There’s no doubt who’s lost out most: the over 2 million people in European and North American T&C manufacture who’ve lost their jobs.

Or about the winners: the people of China, where more people have moved from abject poverty to relative comfort, faster, than anywhere ever in the history of mankind – which is why their government can afford to send a rocket to the moon, but is so worried its people might not be comfortable enough it’s become the world leader at inventing reasons for not buying foreign-made high tech. So there aren’t that many Western jobs selling them jet engines.

In between: The T&C industry in some “middle income” countries with strong upstream manufacturing – especially in countries neighbouring rich countries, like Mexico, has been severely damaged – but not in others like Turkey or Indonesia.

It’s been badly damaged in a couple of LDCs, but you can’t really blame the GATC. In Nepal it’s mostly been killed by domestic Maoist terrorists, combined with barriers to its production imposed by India: in Burma it’s been destroyed by Western PPAs, who argued it didn’t matter much if a few hundred thousand Burmese garment workers were made destitute, as long as the PPAs didn’t get offended by seeing “made in Burma” labels on their shirts.

Or who, as a group, neither gained nor lost. Western retailers’ net profit as a percentage of sales, scarcely changed during this period. Competition meant the savings they made by moving their sourcing to Asia generally got passed through to their customers, as retail prices fell. The process probably accelerated retail consolidation (polite jargon for “a lot of small retailers went out of business”) – but garment retailing certainly did not consolidate any faster than, say, food retailing  between 2000 and 2012. By almost any standards, garment retailing is an exceptionally fragmented industry – and one where foreign retailers and brands rarely have a significant share.

The garment-making industry exploded in a few countries with no upstream textile manufacture. Most spectacularly, and with the greatest ever improvement on the incomes of the really poor, in LDCs Bangladesh and Cambodia – but also in slightly less badly off Vietnam and Honduras.

One thing particularly hit us while all this was going on. We were forever having to explain to traders – buyers and sellers – how committed the EU and US (and China) were to the process. They often interpreted bits of the process to the advantage of whichever lobbying group was shouting loudest – but the rules were meticulously observed, to the letter. This was because, underneath everything else, the US and EU recognised that China needed quotas to go, and that they’d never sell China a jet engine if quotas didn’t. So the three were bound in an unspoken agreement to follow the rules.

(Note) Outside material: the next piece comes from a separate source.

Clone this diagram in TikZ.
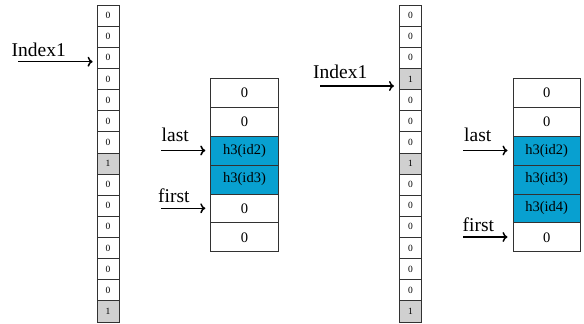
\documentclass[tikz,border=0pt]{standalone}
\usepackage{fontspec}
\setmainfont{Liberation Serif}
\usetikzlibrary{arrows.meta,calc}
\definecolor{cellblue}{RGB}{8,160,208}
\definecolor{cellgray}{RGB}{208,208,208}
\definecolor{edgegray}{RGB}{50,50,50}
\tikzset{
  colcell/.style={draw=edgegray,line width=0.8pt,minimum width=22pt,minimum height=21.13pt,inner sep=0pt,font=\fontsize{9.5}{10}\selectfont,fill=white},
  stcell/.style={draw=edgegray,line width=0.8pt,minimum width=67.6pt,minimum height=28.9pt,inner sep=0pt,font=\fontsize{14.5}{15}\selectfont,fill=white},
  lbl/.style={anchor=base west,inner sep=0pt,font=\fontsize{19.5}{21}\selectfont},
  arr/.style={line width=1.5pt,-{To[length=5pt,width=10pt]}},
}
\begin{document}
\begin{tikzpicture}[x=1pt,y=-1pt]
\useasboundingbox (0,0) rectangle (584,324);
% left column
\foreach \i in {1,...,15}{
  \pgfmathsetmacro{\yy}{5+21.13*(\i-0.5)}
  \def\val{0}\def\fc{white}
  \ifnum\i=8 \def\val{1}\def\fc{cellgray}\fi
  \ifnum\i=15 \def\val{1}\def\fc{cellgray}\fi
  \node[colcell,fill=\fc] (L\i) at (108,\yy) {\val};
}
% right column
\foreach \i in {1,...,15}{
  \pgfmathsetmacro{\yy}{5+21.13*(\i-0.5)}
  \def\val{0}\def\fc{white}
  \ifnum\i=4 \def\val{1}\def\fc{cellgray}\fi
  \ifnum\i=8 \def\val{1}\def\fc{cellgray}\fi
  \ifnum\i=15 \def\val{1}\def\fc{cellgray}\fi
  \node[colcell,fill=\fc] (R\i) at (410.4,\yy) {\val};
}
% left stack
\node[stcell] (S1) at (244.5,92.75) {0};
\node[stcell] (S2) at (244.5,121.65) {0};
\node[stcell,fill=cellblue] (S3) at (244.5,150.55) {h3(id2)};
\node[stcell,fill=cellblue] (S4) at (244.5,179.45) {h3(id3)};
\node[stcell] (S5) at (244.5,208.35) {0};
\node[stcell] (S6) at (244.5,237.25) {0};
% right stack
\node[stcell] (T1) at (546.7,92.75) {0};
\node[stcell] (T2) at (546.7,121.65) {0};
\node[stcell,fill=cellblue] (T3) at (546.7,150.55) {h3(id2)};
\node[stcell,fill=cellblue] (T4) at (546.7,179.45) {h3(id3)};
\node[stcell,fill=cellblue] (T5) at (546.7,208.35) {h3(id4)};
\node[stcell] (T6) at (546.7,237.25) {0};
% labels
\node[lbl] (idxL) at (11.5,56) {Index1};
\node[lbl] (lastL) at (161.5,141.7) {last};
\node[lbl] (firstL) at (158,202.7) {first};
\node[lbl] (idxR) at (313,78) {Index1};
\node[lbl] (lastR) at (464,141.7) {last};
\node[lbl] (firstR) at (462.5,231.7) {first};
% arrows
\coordinate (aL) at (18,61.7);
\coordinate (aR) at (320,86);
\coordinate (bL) at (161,150.5);
\coordinate (cL) at (161,208.3);
\coordinate (bR) at (463,150.5);
\coordinate (cR) at (463,237);
\draw[arr,shorten >=4pt] (aL) -- (aL -| L3.west);
\draw[arr,shorten >=5pt] (aR) -- (aR -| R4.west);
\draw[arr,shorten >=5pt] (bL) -- (bL -| S3.west);
\draw[arr,shorten >=5pt] (cL) -- (cL -| S5.west);
\draw[arr,shorten >=5pt] (bR) -- (bR -| T3.west);
\draw[arr,shorten >=5pt] (cR) -- (cR -| T6.west);
\end{tikzpicture}
\end{document}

Cynical traders who didn’t grasp this were just wrong. So were any naive optimists who thought the US would be equally meticulous in observing the 2005 Hong Kong agreement on LDCs and cotton subsidies

Least Developed Countries

Governments in all the major garment importers accepted the 2005 agreement to accept duty-free imports from LDCs. But the process took longer in America, where the absence of a social security blanket meant job losses in T&C manufacture were felt more harshly than in Europe. Then, in 2007, as the US Administration started trying to steer legislation for duty-free LDC access, developing countries like Mexico and South Africa started lobbying against the proposal – because they didn’t want their competitive advantage on the US market undermined.

The damage was done: all Congresses since then have been opposed to handing out any more duty-free access unless there was a compelling benefit to the US. For example, the impoverished citizens of Haiti, the only LDC in the Americas, need every possible inducement not to try sailing to the US. So the US grants Haiti the same duty free access arrangements (no duty on garments, even if all their fabric is Chinese) that the EU and Japan give Cambodia, Bangladesh – and Haiti.

Cotton farmers

Many cotton farmers in poor countries are no better off, though. World cotton prices at the end of 2013 are virtually the same as in 2005, though they surged from briefly from 2010, as this chart from http://www.tradingeconomics.com/ shows

cotton prices
But in Burkina Faso, Africa’s largest cotton producer and the poster child for impoverished cotton farming, they didn’t even benefit from the brief surge in global cotton prices from $0.85 to $2.20 a pound between 2010 and 2011.

Not because of big bad America, though. China’s $3 billion subsidies to its cotton farmers in 2011/12 now dwarfs America’s $800 mn.  Worldwide, it’s no longer American subsidies depressing prices, but the market’s fear of what will happen when China sells off its 10 million tonne stockpile

The problem for the really poor is the Burkina Faso government which during the 2010-2011 price explosion allowed its farmers to receive just one-tenth of the global price. The rest went to a partly French company, SOFITEX, which holds the exclusive right to buy the country’s cotton crop from its farmers.

The LDC/cotton price paradox

On both LDC access and cotton subsidies, the US has failed to honour its 2005 commitment. But garment sales to the US from Bangladesh, Cambodia and Haiti have soared, in spite of that. It’s no longer US subsidies holding prices down, but China’s. And it’s not world prices impoverishing farmers in Burkina Faso but its government’s too-cosy deal with a partly French-owned monopoly buyer.

No activist group mentions any of this.

On textile and clothing trade issues, the argument isn’t between “pro poor” and “anti poor”. It’s between those concerned with developing healthy trade and those still obsessed with the issues of the 1990s: those who, after the fastest two decades of poor-country economic growth in history, have neither learned nor forgotten anything.